#### [Exercise objective]
The listing below begins with the first line you should copy; stop after the line containing "import plotly.graph_objects as go", and drop every picture.

#### [Data rows]
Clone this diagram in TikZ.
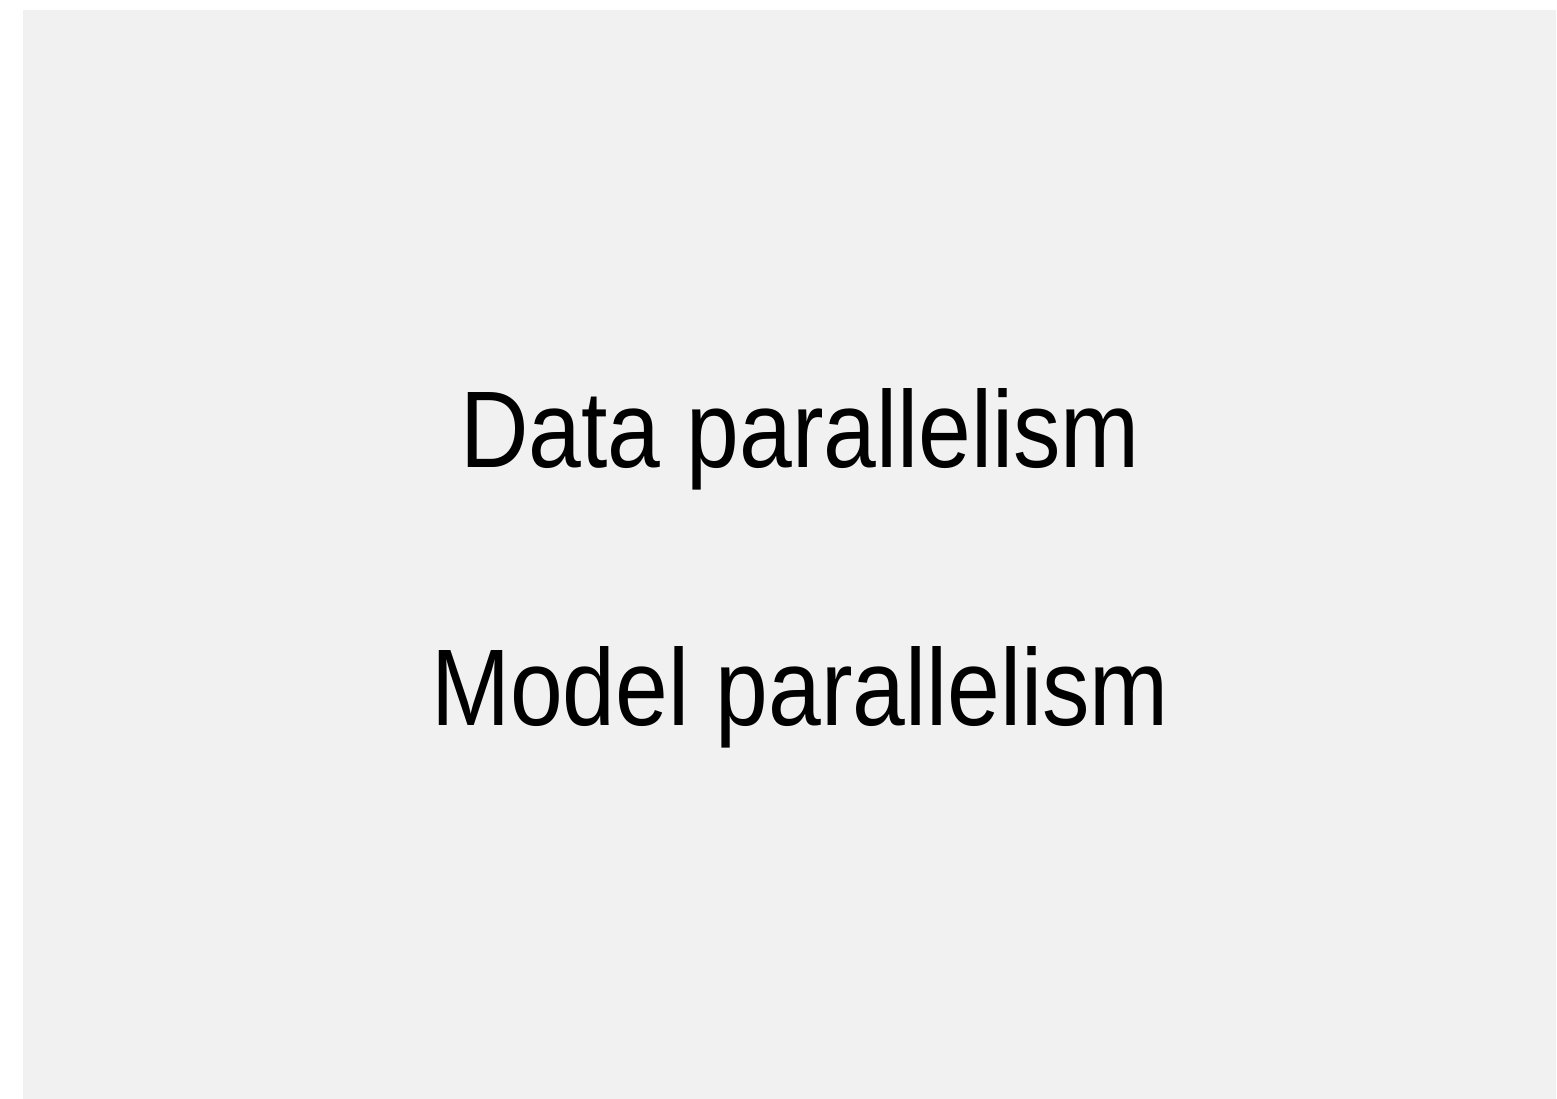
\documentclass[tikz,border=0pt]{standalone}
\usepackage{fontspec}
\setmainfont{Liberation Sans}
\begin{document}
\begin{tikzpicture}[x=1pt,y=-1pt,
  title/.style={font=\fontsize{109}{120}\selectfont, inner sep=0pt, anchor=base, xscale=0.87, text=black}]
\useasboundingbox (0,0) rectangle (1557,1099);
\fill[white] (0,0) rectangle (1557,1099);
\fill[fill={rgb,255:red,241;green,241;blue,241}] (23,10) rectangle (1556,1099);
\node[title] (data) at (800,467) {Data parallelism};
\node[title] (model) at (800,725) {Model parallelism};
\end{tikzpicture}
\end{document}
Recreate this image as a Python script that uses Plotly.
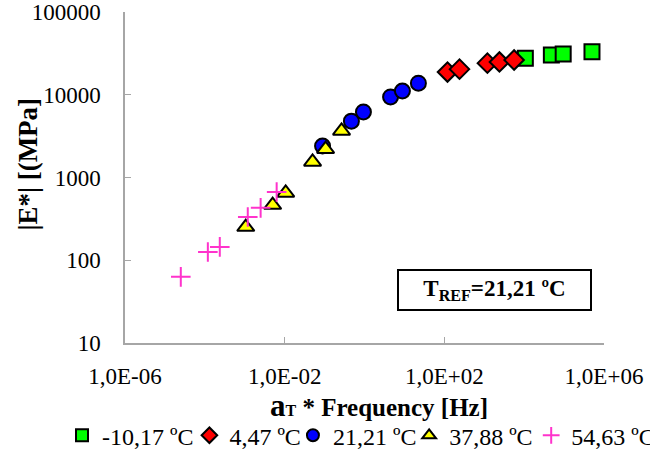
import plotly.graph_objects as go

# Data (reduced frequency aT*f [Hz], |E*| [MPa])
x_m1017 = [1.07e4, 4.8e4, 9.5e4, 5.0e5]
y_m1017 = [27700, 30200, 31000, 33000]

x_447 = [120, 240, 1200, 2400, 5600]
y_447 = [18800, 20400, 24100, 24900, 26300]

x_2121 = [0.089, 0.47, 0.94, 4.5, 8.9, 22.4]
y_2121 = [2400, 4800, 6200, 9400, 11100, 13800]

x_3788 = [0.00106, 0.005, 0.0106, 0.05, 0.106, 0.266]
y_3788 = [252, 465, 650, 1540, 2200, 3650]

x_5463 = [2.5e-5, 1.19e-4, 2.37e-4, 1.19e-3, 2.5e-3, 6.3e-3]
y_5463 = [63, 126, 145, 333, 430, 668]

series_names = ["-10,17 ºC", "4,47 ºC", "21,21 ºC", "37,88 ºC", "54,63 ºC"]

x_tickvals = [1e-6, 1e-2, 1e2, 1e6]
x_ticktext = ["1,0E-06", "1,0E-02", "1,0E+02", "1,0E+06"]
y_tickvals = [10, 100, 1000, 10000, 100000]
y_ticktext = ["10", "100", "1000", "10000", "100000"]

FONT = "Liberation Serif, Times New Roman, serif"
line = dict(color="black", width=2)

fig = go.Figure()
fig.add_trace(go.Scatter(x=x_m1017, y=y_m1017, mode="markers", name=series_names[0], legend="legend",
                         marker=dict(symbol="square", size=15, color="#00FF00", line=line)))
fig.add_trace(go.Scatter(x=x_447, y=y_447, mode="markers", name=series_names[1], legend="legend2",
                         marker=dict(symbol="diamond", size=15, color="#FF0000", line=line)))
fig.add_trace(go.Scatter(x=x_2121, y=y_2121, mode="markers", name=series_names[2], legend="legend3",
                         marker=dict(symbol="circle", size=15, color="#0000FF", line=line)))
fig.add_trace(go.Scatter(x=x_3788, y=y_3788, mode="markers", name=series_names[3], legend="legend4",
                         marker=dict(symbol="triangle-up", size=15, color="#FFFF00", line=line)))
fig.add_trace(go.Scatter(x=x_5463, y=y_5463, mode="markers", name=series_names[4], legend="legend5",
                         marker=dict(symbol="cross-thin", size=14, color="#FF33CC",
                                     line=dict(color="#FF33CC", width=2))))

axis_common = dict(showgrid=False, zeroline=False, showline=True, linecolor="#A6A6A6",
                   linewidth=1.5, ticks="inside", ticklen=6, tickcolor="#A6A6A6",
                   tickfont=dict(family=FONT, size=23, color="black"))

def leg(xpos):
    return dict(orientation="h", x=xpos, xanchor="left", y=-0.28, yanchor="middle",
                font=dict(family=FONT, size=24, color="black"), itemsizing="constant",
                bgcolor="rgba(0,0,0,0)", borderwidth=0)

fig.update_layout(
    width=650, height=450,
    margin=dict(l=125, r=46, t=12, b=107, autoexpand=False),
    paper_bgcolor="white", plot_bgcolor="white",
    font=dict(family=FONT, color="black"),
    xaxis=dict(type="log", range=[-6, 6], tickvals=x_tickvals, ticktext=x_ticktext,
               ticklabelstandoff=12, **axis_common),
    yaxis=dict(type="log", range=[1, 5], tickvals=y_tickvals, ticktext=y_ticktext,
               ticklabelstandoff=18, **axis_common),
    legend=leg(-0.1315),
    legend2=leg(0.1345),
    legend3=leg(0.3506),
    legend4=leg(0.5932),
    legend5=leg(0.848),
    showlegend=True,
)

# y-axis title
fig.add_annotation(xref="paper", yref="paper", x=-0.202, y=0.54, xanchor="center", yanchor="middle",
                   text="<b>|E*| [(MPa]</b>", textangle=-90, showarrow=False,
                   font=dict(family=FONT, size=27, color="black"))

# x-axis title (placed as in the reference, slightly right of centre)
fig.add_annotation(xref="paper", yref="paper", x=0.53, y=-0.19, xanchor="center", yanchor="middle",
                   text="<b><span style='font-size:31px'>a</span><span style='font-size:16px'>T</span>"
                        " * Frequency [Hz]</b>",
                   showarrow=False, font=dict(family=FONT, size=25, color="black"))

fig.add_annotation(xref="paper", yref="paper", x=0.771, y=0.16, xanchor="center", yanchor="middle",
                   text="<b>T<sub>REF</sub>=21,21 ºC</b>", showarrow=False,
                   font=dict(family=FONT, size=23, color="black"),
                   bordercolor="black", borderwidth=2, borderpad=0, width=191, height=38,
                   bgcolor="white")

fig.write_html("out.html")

#### [Exercise result]
Clone this diagram in TikZ.
\documentclass[tikz,border=0pt]{standalone}
\usepackage{fontspec}
\setmainfont{Liberation Sans}
\begin{document}
\begin{tikzpicture}[x=1pt,y=-1pt,
  title/.style={font=\fontsize{109}{120}\selectfont, inner sep=0pt, anchor=base, xscale=0.87, text=black}]
\useasboundingbox (0,0) rectangle (1557,1099);
\fill[white] (0,0) rectangle (1557,1099);
\fill[fill={rgb,255:red,241;green,241;blue,241}] (23,10) rectangle (1556,1099);
\node[title] (data) at (800,467) {Data parallelism};
\node[title] (model) at (800,725) {Model parallelism};
\end{tikzpicture}
\end{document}
Recreate this image as a Python script that uses Plotly.
import plotly.graph_objects as go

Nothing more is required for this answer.